**SHORT PROBLEM**
Without further comment, state how many lines in the listing below contain the word "chart".

**TASK MATERIAL**
+++
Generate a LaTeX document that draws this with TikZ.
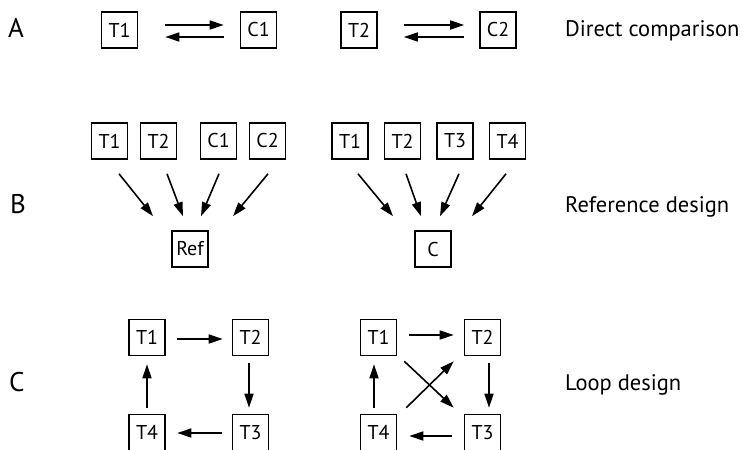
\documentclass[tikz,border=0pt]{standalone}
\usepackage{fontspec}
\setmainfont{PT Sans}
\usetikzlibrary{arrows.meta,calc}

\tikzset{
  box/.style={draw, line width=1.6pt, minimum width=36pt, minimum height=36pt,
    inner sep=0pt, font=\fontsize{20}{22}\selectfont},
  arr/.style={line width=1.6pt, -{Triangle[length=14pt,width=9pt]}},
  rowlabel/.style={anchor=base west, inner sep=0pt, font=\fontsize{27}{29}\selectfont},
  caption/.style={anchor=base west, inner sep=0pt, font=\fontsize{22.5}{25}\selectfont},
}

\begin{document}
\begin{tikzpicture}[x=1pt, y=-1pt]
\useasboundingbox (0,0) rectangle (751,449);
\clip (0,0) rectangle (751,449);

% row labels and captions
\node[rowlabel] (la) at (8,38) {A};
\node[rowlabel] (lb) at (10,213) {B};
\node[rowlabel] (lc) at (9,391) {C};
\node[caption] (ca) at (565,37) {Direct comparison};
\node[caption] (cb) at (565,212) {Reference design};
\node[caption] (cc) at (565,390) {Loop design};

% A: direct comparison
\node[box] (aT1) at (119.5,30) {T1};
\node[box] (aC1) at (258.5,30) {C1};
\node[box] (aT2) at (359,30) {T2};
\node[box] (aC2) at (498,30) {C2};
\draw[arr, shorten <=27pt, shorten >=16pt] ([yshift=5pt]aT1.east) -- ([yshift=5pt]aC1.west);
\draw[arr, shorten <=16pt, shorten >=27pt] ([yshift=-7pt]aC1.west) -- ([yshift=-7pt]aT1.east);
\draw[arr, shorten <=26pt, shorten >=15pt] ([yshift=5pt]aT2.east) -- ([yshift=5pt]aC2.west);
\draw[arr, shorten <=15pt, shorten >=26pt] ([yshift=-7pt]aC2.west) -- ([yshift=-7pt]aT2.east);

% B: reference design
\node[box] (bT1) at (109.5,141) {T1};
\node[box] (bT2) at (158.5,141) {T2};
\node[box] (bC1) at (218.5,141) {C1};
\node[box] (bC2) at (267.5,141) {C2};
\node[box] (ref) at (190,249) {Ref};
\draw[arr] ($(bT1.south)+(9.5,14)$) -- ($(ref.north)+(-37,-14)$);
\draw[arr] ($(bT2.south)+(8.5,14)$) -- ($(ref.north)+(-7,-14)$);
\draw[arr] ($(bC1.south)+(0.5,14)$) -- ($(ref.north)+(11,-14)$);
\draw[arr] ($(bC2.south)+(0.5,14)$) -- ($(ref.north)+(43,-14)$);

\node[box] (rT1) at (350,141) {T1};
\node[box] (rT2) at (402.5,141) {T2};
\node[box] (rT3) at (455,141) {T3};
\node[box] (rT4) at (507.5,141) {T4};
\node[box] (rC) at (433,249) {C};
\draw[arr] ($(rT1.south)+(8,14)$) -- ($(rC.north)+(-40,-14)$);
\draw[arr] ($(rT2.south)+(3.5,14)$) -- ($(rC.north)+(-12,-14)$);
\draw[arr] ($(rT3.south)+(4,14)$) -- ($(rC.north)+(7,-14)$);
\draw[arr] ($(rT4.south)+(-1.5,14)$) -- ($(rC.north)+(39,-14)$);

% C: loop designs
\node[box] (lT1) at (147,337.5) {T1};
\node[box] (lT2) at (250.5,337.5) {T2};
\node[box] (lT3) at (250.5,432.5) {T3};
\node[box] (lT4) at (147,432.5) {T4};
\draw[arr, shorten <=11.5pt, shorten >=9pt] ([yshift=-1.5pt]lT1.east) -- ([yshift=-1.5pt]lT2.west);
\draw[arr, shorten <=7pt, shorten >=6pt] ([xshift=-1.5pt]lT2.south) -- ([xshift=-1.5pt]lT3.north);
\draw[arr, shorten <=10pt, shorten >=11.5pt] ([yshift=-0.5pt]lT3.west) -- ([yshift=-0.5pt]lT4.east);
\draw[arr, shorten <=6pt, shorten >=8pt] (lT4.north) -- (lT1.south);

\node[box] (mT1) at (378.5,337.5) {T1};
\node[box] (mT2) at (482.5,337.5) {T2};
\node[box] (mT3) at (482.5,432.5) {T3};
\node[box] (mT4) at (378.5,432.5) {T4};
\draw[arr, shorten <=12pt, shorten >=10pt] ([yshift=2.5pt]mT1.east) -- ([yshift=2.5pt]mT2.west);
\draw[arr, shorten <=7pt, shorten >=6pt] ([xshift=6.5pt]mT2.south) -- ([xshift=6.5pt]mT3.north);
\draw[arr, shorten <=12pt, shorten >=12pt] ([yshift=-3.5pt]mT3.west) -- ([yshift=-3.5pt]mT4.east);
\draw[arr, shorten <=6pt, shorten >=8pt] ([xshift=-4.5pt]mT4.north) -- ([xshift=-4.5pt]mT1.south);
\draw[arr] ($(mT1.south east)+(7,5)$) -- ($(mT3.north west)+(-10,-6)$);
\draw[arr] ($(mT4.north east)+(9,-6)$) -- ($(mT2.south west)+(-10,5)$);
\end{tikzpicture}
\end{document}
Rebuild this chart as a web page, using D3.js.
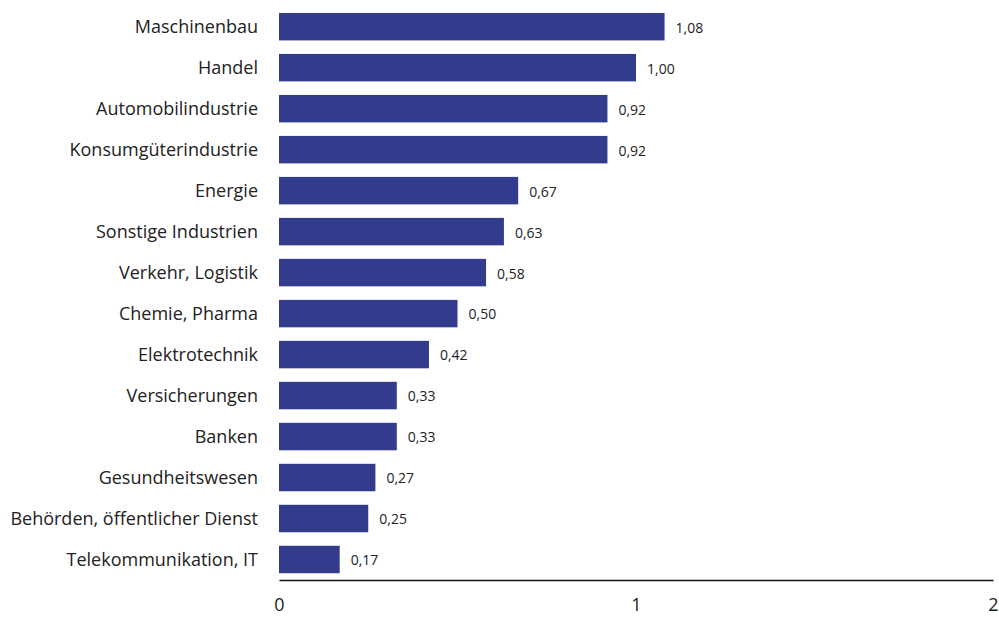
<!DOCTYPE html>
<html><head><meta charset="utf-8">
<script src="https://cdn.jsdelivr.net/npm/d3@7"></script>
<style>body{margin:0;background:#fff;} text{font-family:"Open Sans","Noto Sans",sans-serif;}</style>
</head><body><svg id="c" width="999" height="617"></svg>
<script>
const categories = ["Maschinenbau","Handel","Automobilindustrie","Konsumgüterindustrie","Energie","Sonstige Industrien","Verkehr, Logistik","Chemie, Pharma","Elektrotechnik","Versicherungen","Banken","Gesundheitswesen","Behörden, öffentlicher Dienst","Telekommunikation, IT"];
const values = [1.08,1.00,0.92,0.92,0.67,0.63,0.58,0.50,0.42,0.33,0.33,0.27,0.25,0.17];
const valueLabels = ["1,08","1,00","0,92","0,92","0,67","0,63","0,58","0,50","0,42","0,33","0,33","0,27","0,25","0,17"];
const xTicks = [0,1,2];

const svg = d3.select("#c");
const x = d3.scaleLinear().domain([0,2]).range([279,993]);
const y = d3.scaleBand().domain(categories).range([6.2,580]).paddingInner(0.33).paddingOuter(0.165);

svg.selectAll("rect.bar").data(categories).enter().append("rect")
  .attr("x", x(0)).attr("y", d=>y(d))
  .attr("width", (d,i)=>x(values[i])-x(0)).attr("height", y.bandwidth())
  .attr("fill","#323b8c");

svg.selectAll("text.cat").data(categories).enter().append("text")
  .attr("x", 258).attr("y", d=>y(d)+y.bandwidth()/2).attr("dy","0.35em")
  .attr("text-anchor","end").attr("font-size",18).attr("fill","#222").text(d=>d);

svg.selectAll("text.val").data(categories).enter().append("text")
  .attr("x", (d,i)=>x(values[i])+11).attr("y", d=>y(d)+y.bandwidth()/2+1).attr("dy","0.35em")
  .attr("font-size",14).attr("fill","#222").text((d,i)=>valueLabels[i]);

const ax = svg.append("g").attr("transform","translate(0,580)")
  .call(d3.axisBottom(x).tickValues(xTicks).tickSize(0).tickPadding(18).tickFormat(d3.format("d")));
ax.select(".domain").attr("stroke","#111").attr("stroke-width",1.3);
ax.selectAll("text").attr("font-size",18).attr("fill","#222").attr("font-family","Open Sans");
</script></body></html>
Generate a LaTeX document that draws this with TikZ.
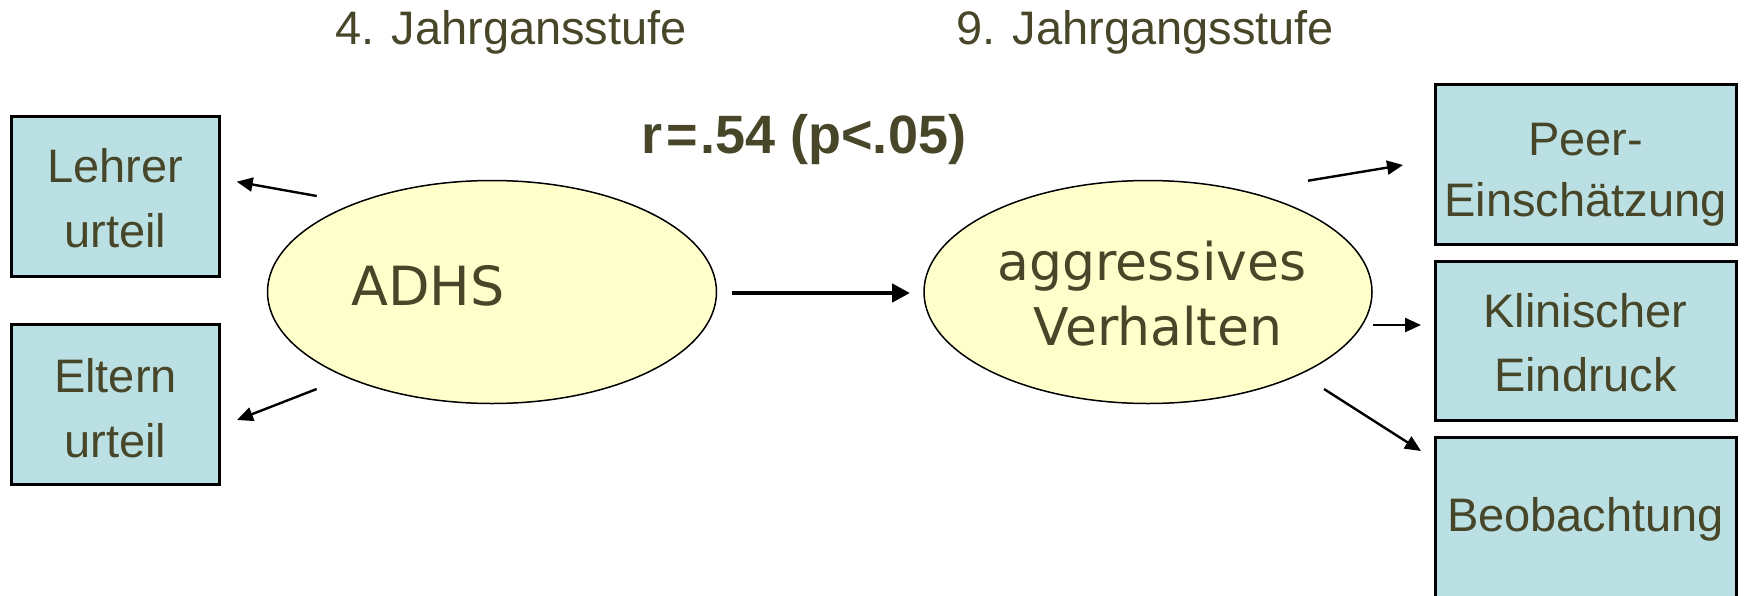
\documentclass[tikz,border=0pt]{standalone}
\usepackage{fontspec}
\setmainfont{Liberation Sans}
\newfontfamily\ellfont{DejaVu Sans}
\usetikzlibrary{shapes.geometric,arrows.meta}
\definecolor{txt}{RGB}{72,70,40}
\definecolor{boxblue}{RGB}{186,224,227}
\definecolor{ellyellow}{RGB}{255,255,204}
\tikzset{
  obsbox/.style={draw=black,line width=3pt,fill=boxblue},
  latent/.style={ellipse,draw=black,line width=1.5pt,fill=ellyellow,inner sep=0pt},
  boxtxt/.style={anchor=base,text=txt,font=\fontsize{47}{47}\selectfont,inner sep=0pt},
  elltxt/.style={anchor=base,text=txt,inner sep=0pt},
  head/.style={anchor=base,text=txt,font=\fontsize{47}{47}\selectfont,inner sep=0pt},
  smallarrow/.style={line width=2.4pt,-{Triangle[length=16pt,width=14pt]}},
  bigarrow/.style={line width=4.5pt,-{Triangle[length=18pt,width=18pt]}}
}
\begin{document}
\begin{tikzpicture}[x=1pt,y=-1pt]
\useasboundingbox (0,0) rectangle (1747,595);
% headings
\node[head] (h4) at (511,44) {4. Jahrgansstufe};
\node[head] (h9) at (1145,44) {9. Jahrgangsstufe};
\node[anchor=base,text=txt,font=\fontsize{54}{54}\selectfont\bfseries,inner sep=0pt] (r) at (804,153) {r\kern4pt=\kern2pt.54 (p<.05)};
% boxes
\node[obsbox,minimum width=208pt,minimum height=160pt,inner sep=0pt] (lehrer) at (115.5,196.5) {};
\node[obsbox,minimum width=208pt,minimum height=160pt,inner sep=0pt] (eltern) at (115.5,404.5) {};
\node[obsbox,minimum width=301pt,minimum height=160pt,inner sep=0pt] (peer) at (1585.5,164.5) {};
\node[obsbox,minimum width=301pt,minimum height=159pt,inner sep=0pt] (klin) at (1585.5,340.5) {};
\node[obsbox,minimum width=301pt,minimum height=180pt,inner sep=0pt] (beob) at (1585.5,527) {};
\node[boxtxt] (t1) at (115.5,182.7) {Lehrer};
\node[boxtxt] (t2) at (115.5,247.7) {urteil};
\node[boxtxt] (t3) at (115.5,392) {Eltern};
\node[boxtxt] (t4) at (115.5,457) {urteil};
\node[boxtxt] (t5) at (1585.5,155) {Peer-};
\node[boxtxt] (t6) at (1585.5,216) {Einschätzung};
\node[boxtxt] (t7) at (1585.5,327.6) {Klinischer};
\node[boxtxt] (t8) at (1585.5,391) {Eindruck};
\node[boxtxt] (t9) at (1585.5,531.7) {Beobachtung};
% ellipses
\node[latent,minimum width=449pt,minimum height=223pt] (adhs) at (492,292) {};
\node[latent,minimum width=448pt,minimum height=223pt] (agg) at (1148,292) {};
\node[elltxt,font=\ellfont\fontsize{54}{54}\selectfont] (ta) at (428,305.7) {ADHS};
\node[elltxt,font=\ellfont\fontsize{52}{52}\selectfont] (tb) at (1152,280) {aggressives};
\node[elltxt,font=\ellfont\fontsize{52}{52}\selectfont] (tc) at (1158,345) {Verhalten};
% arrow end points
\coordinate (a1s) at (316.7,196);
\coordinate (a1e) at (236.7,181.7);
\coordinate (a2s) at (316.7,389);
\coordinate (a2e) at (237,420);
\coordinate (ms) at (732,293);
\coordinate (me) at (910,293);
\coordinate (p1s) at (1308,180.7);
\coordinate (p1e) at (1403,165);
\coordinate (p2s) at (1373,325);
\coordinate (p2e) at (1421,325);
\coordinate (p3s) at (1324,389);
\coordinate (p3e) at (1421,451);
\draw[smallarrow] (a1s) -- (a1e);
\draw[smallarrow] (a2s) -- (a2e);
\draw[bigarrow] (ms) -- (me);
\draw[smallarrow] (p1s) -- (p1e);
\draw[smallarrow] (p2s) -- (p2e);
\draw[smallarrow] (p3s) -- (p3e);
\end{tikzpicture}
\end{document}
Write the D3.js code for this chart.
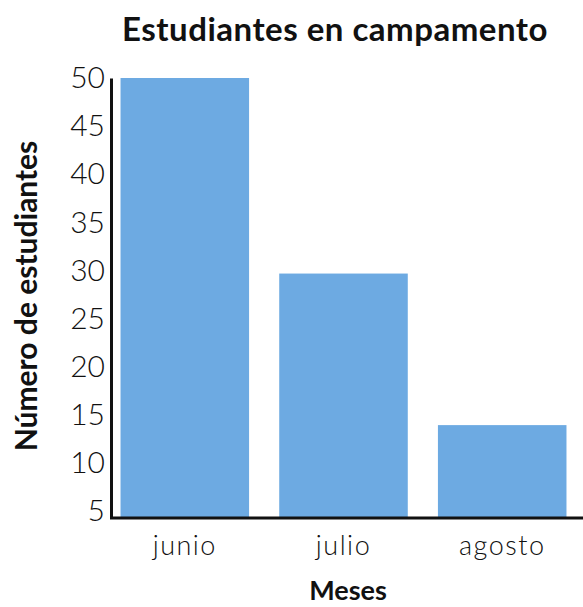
+++
**THE OUTPUT**
2